I think it's closed to new members now, but when it re-opens I recommend the
Dynamite Circle. It's a great community of entrepreneurs and there's several
masterminds inside there.

<http://www.tropicalmba.com/innercircle/>

------
ekpyrotic
Description: I want to found a small UK political mission group that lobbies
for technology start-up entrepreneurs. Priorities incl.:

* Tax cuts for early stage technology investors;

* State-led investment into digital infrastructure, including high-speed fibre broadband in the North of England and Scotland;

* Government support for alternative funding methods, incl. peer-to-peer lending;

* Improving the provision of computer science education at primary and high school. Any syllabus redesigns should include success tech. entrepreneurs and representatives from the developer community.

* International promotion of UK as a start-up hub.

I'm currently in the process of writing an open letter to the tech. community
and the relevant government departments.

At writing I work in higher education policy.

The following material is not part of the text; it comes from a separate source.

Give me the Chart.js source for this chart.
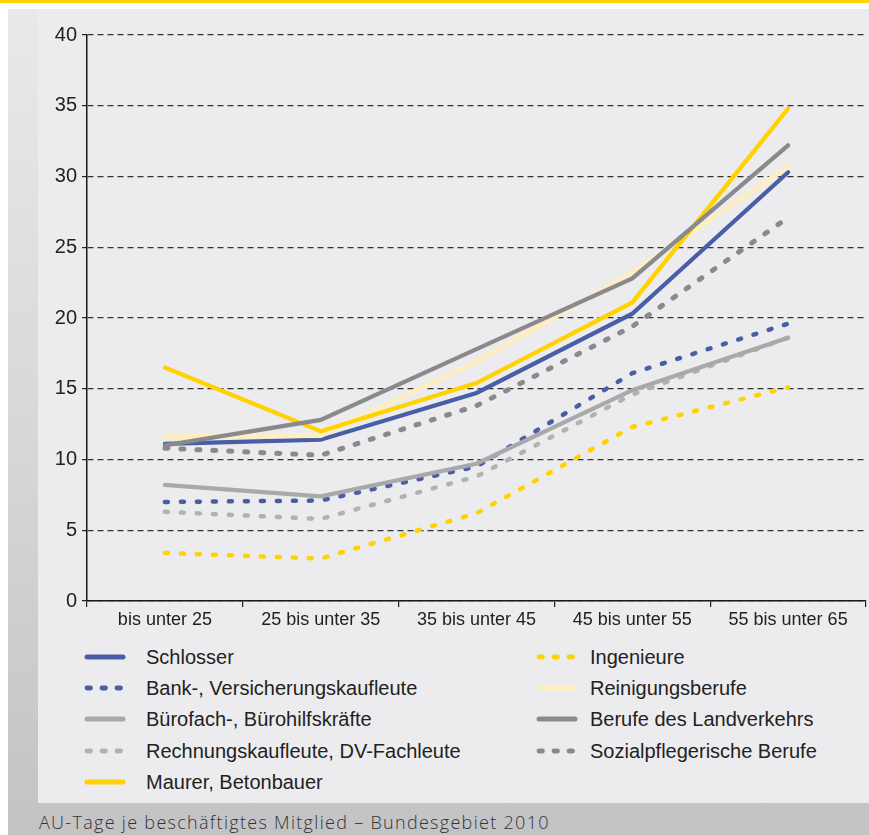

Skill set: writing, tax, design and typography, front-end programming, print
media exposure, networking.

\-----

email: ekpyrotic [AT] gmail [DOT] com

location: London, UK

------
3stripe
I'd love someone with a knowledge of cycling/retail/apparel to guide me with
CycleLove (<http://www.cyclelove.net/>) in 2013

My primary skillset is graphic design/ux, and to a lesser extent, photography.